Despite all the drastic alterations to the cast, the plot basically follows that of the television serial. The heroes find themselves stranded in the middle of a petrified forest on some alien world. After some subterfuge by an insatiably curious Dr. Who, they encounter the Daleks and are taken to their city. The Daleks are locked in an ongoing war with the Thals, a humanoid race of supposed giants (though they look no larger than anyone else here, and their uniformly blonde hair from the television series has been transmogrified into some hideous copper wigs). The Daleks, heavily mutated by the exchange of nuclear weapons, built metal shells and retreated into their impenetrable city while the Thals took up an agrarian lifestyle, dependent upon constant doses of anti-radiation drugs to stay alive. Dr. Who, his two granddaughters, and the elder girl’s boyfriend take up the cause of the Thals and help them oppose the genocidal Daleks.
Daleks — Invasion Earth: 2150 A.D. (1966)
After the success of the first foray of the Daleks into film, the plan was to produce a Dalek movie every year as an annual event. The second story was loosely based on the 1964 serial “The Dalek Invasion of Earth”. Roberta Tovey returns as Dr. Who’s granddaughter Susan, but her older sister is replaced by a nebulous niece of the doctor’s, Louise (Jill Curzon). They are joined by London Constable Tom Campbell (Bernard Cribbins) just before traveling to the future London of 2150.
There, they are alarmed to find the city in ruins, dominated by the Daleks and their cybernetic converts, the Robomen. The heroes quickly team up with an underground resistance movement based in the London Underground. Eventually, they learn that the Daleks are using the Robomen to drill to the Earth’s core. There, they will place an engine which will allow them to use the entire planet as a vessel to carry them back to their homeworld of Skaro.
Not part of the Dalek plot, but part of the film’s financing is the seemingly everpresent product placement for “Sugar Puffs”. If this were done during the Russell T Davies relaunch of the television series, I would think it was a meme to foreshadow some “big bad” down the road, but it’s much more insidious than that. The collaboration must have done some good, as both the Daleks and Sugar Puffs continue to be a danger to the modern children of Britain.

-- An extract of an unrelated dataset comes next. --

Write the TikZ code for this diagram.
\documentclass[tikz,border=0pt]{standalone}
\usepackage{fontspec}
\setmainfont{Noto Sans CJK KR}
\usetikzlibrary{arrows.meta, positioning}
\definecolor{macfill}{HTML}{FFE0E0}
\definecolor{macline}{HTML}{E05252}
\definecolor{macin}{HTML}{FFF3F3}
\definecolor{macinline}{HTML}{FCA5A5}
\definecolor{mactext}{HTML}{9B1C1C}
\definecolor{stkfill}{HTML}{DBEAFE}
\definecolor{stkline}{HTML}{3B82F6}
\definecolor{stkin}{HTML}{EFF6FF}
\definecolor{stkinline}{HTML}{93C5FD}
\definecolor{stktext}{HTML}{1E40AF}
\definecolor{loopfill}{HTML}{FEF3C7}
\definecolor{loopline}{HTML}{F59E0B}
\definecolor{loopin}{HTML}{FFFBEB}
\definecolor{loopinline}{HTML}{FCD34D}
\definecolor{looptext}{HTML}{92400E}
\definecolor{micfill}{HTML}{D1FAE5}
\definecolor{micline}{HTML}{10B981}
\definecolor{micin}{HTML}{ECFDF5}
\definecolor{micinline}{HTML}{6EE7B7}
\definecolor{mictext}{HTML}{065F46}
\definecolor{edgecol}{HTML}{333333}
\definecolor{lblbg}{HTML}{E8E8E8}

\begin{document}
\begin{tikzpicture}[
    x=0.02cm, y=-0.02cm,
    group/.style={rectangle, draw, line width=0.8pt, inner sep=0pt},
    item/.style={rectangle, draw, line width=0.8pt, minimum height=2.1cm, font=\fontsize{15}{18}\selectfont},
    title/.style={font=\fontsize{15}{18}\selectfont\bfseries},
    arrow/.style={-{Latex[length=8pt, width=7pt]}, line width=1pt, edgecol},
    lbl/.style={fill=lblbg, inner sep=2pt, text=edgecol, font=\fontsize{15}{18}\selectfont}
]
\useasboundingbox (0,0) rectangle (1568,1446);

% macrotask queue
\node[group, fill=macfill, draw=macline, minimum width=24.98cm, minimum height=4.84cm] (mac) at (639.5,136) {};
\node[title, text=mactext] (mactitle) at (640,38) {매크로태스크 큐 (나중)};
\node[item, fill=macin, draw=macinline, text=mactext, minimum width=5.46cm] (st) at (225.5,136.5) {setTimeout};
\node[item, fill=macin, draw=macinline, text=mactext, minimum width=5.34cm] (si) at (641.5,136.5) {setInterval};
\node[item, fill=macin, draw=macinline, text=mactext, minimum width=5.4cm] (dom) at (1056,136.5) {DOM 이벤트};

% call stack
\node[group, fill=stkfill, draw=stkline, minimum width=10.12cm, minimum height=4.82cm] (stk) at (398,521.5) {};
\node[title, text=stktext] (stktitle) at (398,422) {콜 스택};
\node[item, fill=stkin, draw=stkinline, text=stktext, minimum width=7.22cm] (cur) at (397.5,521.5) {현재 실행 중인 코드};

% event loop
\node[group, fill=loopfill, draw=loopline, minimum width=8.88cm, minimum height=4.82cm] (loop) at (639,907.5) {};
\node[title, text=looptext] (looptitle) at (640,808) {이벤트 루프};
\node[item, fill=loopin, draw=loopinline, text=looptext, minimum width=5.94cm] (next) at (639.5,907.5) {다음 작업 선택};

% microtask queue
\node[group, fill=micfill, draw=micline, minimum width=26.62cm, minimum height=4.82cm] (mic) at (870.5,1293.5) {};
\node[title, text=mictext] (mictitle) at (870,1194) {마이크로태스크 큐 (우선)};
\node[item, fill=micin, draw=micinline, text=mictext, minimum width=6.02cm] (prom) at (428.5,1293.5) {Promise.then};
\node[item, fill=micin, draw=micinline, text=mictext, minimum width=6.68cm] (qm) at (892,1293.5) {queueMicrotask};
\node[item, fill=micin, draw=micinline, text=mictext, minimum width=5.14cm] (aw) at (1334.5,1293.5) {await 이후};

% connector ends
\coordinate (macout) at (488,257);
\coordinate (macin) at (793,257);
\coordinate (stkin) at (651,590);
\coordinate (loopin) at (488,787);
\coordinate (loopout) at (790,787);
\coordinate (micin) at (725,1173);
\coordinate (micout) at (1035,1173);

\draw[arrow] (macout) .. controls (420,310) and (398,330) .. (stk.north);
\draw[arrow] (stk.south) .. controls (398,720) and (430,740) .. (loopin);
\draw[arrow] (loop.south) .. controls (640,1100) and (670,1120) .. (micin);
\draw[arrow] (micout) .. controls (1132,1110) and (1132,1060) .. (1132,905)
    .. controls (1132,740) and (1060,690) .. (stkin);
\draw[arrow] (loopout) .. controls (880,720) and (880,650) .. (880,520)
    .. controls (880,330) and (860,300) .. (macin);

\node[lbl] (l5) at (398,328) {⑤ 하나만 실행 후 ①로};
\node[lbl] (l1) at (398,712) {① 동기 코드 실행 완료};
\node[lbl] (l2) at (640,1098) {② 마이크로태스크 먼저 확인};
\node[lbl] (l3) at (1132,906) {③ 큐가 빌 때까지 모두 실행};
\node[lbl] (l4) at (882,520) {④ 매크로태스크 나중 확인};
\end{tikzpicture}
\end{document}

Despite great expense promoting and merchandising the film, Dalekmania had seemingly run its course, and the second film grossly underperformed. The Times was particularly cruel in its review, stating “Grown-ups may enjoy it, but most children have more sense.” Despite disdain from Doctor Who purists, the films certainly helped further the imagery and longevity of the Daleks as iconic science fiction villains.

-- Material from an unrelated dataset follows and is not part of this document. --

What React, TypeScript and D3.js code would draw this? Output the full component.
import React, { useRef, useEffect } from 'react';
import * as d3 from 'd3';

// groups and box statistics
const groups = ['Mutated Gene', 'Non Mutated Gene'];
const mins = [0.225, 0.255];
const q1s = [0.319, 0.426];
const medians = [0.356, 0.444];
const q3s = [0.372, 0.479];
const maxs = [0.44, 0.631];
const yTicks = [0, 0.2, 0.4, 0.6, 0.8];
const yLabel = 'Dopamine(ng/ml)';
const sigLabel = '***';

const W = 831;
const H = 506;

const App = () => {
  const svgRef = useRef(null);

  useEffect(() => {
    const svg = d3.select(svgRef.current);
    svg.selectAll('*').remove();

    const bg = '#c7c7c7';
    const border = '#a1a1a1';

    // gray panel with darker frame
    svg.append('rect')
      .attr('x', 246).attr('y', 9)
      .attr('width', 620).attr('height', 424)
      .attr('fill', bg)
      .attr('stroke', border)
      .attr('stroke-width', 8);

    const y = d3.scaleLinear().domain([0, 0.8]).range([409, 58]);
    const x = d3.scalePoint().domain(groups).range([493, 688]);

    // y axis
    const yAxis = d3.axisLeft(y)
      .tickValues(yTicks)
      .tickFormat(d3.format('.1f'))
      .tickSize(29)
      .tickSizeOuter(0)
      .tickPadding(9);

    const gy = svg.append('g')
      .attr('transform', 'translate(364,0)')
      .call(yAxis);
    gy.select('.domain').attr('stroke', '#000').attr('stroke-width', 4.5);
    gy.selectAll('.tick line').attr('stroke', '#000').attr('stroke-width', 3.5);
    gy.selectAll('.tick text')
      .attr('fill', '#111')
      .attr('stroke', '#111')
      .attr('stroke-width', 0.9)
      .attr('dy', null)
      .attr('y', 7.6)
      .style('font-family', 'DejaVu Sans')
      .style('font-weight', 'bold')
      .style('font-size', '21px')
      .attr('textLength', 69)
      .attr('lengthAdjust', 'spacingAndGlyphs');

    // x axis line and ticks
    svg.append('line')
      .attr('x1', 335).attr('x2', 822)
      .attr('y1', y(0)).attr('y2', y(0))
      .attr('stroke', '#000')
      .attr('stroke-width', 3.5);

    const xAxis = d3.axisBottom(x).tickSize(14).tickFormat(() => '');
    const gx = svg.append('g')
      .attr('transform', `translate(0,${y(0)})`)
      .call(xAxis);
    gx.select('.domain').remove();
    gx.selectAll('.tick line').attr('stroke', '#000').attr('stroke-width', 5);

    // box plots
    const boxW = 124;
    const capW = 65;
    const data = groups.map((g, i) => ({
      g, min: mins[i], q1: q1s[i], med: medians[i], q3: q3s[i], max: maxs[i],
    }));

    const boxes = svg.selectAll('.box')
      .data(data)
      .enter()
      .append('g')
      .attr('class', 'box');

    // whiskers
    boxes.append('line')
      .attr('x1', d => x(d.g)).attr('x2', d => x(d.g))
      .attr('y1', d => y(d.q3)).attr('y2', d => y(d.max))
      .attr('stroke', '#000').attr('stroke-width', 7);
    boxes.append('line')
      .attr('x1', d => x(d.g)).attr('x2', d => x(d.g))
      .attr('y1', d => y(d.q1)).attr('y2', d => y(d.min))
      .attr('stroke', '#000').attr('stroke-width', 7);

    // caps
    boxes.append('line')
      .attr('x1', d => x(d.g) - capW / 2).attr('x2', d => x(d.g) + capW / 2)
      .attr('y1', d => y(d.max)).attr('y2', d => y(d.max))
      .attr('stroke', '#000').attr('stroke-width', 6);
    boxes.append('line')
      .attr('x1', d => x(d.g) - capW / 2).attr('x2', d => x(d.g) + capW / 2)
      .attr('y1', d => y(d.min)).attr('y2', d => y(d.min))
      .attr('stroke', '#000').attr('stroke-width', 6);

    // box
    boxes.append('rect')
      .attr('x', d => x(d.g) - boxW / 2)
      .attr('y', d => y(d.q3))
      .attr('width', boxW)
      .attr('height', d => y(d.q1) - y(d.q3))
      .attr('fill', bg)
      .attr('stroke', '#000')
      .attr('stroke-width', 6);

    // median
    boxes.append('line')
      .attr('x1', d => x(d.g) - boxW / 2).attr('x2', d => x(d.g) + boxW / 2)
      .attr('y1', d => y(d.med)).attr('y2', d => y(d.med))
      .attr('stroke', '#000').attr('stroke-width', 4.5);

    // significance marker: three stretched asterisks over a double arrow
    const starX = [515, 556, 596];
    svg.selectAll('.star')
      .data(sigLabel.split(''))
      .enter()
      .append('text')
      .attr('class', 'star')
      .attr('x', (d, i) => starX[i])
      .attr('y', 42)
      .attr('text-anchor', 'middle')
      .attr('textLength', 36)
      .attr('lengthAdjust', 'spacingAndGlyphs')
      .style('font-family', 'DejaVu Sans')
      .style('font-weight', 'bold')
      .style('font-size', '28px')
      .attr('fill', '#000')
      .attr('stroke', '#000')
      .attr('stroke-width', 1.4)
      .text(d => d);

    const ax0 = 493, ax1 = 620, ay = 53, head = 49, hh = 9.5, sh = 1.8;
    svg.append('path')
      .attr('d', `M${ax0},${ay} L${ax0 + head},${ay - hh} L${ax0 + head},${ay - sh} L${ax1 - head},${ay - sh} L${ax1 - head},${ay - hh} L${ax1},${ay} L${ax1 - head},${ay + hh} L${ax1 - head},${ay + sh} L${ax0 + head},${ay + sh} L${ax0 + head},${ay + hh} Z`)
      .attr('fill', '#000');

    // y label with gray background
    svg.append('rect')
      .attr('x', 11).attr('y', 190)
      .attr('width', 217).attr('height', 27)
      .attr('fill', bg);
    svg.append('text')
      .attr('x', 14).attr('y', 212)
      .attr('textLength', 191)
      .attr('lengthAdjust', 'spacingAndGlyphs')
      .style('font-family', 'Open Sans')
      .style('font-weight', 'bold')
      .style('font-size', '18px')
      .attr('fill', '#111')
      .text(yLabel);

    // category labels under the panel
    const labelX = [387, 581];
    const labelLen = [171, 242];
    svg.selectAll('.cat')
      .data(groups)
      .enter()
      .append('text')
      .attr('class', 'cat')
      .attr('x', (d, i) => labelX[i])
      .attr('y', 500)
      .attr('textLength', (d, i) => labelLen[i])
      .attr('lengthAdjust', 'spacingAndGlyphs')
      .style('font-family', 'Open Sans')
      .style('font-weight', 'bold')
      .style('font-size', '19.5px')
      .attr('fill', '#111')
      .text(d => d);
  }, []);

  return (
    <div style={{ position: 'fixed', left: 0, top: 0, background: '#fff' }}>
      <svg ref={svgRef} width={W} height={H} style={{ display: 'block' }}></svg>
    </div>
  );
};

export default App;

The House in Nightmare Park (1973)
Co-written and co-produced by Nation, The House in Nightmare Park was one of a number of 1970s films that parodied the success of the Hammer Horror franchise. The film is largely a vehicle for veteran comic Frankie Howerd (Sgt. Pepper’s Lonely Hearts Club Band), who plays Foster Twelvetrees, a bombastic thespian invited to perform a dramatic reading in a creepy old Gothic mansion. Spooky hijinks ensue. Ray Milland (The Thing with Two Heads) plays the master of the house and patriarch to the strange Henderson clan. I must confess I stumbled upon this film while researching this tribute, but now I fully intend to watch it in its entirety based largely on the clip below. Enjoy.
Later Work
Terry Nation continued to work in science fiction television, creating the post-apocalyptic series Survivors and the influential Blake’s 7. He died from emphysema in 1997 while working on a revival of Blake’s 7 with series star Paul Darrow. Survivors saw a brief, two season revival in 2008. While a sequel or relaunch of Blake’s 7 has yet to see the light of day, its tale of renegades on the run from the totalitarian Terran Federation was a stark contrast to the benevolent Federation of Star Trek and a direct precursor to such shows as Lexx, Farscape, and Firefly. As an ardent fan of all three of those iconoclastic shows as well as those dastardly Daleks, a posthumous “thank you” is certainly overdue for Terry Nation.